L’occasion manquée d’un budget pour la zone euro

Auteur : Lorène Weber

chargée de mission Finance à Confrontations Europe

Les 13 et 14 juin derniers, les ministres des Finances de l’Eurogroupe ont finalement trouvé un accord sur les grandes lignes d’un budget de la zone euro. Les ambitions de cet « instrument budgétaire de convergence et de compétitivité » ont néanmoins été revues largement à la baisse.

En réalité, le budget de la zone euro n’a pour l’instant pas dépassé le stade du symbole. Dans son état actuel, cet instrument budgétaire est bien loin des ambitions affichées au début des négociations, en particulier par la France, que ce soit en termes d’enveloppe financière, d’autonomie, de gouvernance ou de nature des projets financés.

Au vu des termes de l’accord, le « budget » de la zone euro sera intégré au budget de l’UE. Il ne sera donc pas autonome et ne disposera pas de ressources propres. Son montant sera décidé dans le cadre financier pluriannuel (2021-2027), et donc à 28 (27 après le Brexit), et non à 19. En théorie, rien n’empêche ce budget de se doter plus tard de ressources propres, issues par exemple d’une taxe sur les transactions financières, d’une taxe carbone aux frontières ou d’une taxe GAFA, mais ce point tarde à aboutir.

Par ailleurs, l’enveloppe globale restera très limitée. Elle ne financera ni services publics européens ni politiques sociales européennes, et ne sera pas en mesure d’appuyer une politique et une stratégie industrielle. Un mécanisme de stabilisation est absent, et la possibilité d’apporter une aide financière urgente à un pays en difficulté en est écartée… Difficile de croire donc, que cet instrument permettra à la zone euro de devenir plus compétitive et plus solidaire, alors même que de nombreux observateurs et décideurs mettent régulièrement en avant les faiblesses de l’UE face aux États-Unis et à la Chine.

 Le rejet de la nouvelle « ligue hanséatique »

La présidente de la Commission Ursula von Der Leyen a cité cet instrument budgétaire dans la présentation de ses priorités politiques, mais dans un entretien accordé aux journaux du réseau Europa, elle a déclaré qu’il était « trop tôt pour parler de chiffres » et s’est montrée prudente sur les capacités de cet instrument à réaliser des investissements amenant davantage de croissance(1). Quoi qu’il en soit, la décision finale est entre les mains de l’Eurogroupe, d’où le blocage actuel.

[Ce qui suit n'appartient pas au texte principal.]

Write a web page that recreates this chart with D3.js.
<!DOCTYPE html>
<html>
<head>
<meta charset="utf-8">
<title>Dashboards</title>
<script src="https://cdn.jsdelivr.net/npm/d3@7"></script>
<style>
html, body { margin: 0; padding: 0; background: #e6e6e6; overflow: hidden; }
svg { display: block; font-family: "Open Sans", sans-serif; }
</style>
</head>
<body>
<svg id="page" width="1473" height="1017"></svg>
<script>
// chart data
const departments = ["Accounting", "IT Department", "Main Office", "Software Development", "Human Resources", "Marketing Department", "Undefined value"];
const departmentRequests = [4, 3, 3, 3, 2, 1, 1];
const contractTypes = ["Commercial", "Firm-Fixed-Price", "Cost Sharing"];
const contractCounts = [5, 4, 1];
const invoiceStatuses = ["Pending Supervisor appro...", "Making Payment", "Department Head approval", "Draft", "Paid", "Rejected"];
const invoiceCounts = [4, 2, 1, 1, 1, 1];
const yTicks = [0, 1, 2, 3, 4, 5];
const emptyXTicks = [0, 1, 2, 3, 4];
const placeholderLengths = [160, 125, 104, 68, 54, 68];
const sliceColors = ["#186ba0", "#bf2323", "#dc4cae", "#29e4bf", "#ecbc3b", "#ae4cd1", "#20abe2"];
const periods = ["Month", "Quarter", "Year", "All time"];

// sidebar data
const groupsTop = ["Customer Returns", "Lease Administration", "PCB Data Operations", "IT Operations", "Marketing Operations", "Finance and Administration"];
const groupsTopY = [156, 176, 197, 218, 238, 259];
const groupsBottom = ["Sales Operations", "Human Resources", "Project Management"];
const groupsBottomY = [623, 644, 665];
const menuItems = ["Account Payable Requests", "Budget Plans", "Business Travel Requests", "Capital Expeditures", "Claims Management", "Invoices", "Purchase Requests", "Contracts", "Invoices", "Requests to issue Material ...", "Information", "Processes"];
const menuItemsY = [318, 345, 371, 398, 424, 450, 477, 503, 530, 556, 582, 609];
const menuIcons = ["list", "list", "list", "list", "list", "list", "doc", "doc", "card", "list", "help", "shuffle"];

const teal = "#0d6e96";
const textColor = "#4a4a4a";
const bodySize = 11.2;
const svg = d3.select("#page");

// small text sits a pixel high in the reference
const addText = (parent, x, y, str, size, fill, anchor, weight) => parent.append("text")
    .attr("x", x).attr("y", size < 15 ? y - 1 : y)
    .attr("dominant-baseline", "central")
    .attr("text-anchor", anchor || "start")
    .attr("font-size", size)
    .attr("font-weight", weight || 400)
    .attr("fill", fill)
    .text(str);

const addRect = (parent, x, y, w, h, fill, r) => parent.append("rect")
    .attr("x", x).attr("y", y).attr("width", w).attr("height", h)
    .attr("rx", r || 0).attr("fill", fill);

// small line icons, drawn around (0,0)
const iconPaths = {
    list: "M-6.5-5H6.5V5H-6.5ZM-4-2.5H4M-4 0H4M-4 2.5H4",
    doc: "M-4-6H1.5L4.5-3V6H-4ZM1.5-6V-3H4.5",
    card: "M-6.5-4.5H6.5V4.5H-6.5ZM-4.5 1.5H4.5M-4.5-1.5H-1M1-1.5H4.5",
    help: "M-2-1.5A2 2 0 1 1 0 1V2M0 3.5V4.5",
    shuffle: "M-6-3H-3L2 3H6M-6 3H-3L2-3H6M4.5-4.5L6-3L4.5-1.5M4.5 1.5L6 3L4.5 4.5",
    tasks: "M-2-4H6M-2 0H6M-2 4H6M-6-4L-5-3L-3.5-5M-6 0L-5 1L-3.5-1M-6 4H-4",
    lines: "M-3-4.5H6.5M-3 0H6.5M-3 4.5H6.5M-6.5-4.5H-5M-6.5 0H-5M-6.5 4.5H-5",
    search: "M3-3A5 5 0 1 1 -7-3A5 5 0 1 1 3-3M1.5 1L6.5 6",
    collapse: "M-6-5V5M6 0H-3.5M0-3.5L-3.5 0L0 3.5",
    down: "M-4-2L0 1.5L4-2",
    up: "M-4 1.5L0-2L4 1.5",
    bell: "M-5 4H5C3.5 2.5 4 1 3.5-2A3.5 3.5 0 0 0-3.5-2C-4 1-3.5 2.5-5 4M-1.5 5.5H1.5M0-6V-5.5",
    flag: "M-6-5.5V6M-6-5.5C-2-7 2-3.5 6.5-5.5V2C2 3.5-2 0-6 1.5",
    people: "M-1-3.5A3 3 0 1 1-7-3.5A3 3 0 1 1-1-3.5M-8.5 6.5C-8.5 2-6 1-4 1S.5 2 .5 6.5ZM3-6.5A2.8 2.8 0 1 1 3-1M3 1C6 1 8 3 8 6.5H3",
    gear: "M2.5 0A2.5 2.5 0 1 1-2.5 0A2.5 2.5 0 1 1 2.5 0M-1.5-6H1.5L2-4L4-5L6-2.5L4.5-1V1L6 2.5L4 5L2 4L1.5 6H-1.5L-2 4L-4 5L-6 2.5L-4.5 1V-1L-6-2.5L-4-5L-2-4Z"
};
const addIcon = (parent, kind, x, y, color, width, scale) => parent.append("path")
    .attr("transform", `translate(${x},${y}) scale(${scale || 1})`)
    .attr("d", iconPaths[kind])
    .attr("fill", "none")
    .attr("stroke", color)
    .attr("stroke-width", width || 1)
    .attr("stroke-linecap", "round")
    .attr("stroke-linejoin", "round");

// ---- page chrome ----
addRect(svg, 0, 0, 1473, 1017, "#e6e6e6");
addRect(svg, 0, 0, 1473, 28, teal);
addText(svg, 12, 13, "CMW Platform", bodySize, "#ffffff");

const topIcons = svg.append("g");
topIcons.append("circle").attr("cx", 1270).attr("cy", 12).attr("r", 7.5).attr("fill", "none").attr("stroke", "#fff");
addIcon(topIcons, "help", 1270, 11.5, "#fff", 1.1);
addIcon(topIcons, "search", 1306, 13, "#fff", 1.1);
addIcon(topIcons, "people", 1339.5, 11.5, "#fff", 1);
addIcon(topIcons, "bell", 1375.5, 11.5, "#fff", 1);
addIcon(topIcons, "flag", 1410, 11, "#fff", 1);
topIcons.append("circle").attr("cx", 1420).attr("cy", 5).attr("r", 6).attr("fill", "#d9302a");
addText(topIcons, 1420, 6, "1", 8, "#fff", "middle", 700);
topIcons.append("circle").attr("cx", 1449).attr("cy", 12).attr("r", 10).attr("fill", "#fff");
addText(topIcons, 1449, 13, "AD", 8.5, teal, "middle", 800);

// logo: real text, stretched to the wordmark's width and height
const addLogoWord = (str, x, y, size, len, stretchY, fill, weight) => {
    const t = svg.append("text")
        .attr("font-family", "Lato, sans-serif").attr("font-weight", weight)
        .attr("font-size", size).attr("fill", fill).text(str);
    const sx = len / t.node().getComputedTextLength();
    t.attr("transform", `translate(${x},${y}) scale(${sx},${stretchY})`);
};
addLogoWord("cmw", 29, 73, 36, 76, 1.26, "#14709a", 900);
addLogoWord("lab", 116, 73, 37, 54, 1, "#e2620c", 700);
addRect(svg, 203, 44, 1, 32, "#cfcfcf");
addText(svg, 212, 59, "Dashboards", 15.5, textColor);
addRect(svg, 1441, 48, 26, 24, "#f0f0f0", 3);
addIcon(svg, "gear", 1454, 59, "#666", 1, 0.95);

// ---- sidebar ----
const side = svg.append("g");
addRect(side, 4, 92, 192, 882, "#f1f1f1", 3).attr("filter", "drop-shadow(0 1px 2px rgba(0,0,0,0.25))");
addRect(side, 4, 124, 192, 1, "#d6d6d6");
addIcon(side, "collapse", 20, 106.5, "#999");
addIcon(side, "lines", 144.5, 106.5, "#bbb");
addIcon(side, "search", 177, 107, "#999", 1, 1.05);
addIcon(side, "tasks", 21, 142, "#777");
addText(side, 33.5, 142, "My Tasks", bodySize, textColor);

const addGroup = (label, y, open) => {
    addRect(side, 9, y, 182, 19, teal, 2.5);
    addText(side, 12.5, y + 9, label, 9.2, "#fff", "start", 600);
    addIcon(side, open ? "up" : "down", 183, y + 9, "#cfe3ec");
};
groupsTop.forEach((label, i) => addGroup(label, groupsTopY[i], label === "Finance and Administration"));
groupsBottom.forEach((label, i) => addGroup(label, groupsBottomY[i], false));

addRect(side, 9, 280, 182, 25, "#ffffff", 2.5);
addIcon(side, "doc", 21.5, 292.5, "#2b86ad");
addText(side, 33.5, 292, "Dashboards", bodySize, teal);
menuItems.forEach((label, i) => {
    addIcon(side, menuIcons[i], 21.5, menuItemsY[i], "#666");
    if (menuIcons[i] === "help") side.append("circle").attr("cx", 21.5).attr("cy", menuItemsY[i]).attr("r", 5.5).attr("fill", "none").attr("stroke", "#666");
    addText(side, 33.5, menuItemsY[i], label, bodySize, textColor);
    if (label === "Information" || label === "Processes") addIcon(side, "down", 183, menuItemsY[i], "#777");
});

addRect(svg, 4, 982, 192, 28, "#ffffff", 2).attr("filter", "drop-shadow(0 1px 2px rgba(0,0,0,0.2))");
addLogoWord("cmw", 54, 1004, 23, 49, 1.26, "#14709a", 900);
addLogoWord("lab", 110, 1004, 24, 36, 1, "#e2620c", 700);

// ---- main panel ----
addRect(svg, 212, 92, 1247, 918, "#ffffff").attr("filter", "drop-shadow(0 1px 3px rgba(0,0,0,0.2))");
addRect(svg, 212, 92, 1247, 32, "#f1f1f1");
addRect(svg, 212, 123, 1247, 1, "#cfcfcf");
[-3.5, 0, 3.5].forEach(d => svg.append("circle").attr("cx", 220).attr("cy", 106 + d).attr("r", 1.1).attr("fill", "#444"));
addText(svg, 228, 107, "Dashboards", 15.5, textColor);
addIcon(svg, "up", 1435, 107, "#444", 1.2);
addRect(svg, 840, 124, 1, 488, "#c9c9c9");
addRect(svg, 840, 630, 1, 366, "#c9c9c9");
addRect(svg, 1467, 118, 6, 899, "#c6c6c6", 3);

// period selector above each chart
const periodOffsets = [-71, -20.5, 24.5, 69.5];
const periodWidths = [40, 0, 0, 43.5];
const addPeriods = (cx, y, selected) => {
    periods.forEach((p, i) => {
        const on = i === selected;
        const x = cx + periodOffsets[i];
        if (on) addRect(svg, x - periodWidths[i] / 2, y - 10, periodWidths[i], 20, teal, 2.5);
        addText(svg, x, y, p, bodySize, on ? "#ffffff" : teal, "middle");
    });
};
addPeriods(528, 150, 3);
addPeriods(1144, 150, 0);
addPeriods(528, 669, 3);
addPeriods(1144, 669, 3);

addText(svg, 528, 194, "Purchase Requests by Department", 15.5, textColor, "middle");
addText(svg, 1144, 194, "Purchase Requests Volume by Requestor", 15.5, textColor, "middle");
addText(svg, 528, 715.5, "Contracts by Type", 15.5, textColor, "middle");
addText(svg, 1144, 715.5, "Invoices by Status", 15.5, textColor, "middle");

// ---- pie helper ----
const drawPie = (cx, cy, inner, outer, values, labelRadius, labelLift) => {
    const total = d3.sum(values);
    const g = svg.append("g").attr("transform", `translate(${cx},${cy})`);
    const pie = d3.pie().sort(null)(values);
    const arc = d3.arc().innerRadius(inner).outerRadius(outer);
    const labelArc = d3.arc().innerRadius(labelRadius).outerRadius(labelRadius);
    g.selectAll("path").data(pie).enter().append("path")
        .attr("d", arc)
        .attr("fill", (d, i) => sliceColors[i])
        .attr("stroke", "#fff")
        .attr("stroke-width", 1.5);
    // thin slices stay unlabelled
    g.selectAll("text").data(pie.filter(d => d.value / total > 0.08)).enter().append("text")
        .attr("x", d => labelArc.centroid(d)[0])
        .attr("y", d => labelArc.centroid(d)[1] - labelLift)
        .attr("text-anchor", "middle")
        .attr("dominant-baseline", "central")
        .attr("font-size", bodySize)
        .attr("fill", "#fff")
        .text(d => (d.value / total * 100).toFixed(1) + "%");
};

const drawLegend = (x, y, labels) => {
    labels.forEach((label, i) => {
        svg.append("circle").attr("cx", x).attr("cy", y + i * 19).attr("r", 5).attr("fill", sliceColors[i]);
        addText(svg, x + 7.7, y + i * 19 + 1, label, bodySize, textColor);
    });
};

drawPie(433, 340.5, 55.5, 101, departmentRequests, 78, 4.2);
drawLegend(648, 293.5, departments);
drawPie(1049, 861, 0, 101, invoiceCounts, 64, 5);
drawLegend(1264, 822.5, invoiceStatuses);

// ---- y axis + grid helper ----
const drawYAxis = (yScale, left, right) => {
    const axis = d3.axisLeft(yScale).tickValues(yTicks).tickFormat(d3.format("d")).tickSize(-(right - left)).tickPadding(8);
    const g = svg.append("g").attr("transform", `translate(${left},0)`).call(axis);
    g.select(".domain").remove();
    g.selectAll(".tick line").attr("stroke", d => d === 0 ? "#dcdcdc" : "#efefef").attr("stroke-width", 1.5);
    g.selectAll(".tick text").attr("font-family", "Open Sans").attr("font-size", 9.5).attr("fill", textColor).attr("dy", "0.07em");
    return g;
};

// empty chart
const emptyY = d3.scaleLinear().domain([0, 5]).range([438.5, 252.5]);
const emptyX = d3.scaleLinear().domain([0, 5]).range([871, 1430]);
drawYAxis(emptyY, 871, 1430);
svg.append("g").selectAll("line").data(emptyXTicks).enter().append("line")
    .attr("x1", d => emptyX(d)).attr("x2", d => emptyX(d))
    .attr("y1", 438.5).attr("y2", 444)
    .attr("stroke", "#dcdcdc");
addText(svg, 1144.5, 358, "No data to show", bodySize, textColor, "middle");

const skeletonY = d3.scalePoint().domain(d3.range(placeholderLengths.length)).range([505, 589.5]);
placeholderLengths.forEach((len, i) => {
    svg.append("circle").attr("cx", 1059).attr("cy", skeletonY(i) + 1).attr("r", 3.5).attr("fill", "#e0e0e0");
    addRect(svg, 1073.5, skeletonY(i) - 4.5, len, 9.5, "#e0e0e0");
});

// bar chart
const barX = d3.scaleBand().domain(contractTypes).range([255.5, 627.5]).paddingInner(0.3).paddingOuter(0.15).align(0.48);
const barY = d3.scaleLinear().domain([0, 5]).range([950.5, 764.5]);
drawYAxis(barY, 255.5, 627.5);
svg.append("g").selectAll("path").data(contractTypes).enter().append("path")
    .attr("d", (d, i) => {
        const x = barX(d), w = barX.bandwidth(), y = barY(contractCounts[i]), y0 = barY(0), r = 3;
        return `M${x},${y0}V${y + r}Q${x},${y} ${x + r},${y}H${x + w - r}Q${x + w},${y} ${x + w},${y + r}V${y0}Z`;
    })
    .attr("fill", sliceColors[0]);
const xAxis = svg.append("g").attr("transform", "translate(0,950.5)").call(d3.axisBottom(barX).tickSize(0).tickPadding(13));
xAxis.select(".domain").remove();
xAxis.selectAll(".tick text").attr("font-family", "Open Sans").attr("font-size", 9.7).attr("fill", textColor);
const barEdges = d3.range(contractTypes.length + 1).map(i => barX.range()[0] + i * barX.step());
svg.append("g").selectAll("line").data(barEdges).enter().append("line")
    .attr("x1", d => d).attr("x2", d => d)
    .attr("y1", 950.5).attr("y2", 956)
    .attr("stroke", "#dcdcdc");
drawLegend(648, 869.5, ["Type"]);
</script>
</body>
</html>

La raison d’être d’un budget propre à la zone euro serait de lui permettre d’être plus résiliente face aux chocs et crises à venir, de favoriser les investissements, et de partager les risques. L’obstacle majeur à une zone euro plus ambitieuse, compétitive et solidaire, se situe du côté de certains États membres de l’Eurogroupe, ceux de la nouvelle « ligue hanséatique »(2), un groupe d’États fiscalement conservateurs menés par les Pays-Bas et rassemblant l’Irlande, les pays baltes et scandinaves. L’Allemagne, ne souhaitant pas froisser son partenaire français, n’est pas membre de la ligue, mais lui accorde un soutien tacite.

Ces États souhaitent notamment une surveillance accrue de certains États membres dans le cadre du Mécanisme européen de stabilité (MES), ce fonds de sauvetage qui vise à venir en aide aux pays de la zone euro en situation de détresse financière, et sont ­traditionnellement favorables à des mesures d’austérité. Ils sont par ailleurs opposés à davantage d’intégration et d’instruments de dépenses au niveau de la zone euro. Or, un accord sur le budget de la zone euro requiert l’unanimité des membres de l’Eurogroupe. Le Parlement européen n’a aucun pouvoir sur le sujet, mais ­seulement la possibilité d’émettre des résolutions.

Tant que demeurera la règle de l’unanimité et que certains États membres seront toujours réticents à partager les risques et à éventuellement venir au secours d’autres pays en situation de détresse financière, un budget « zone euro » ne semble pas près de voir le jour. Un défi pour la nouvelle Commission sera alors de parvenir à convaincre et rassurer les États membres de l’Eurogroupe (et plus largement de l’UE) de la nécessité d’allier compétitivité et solidarité, investissements et partage des risques.

1) Le Monde, « Ursula Von Der Leyen : « Nous devons tout faire pour aller vers un Brexit ordonné », 18/07/2019.

2) “New ’Hanseatic’ states stick together in EU big league”, The Financial Times, 26/11/2018.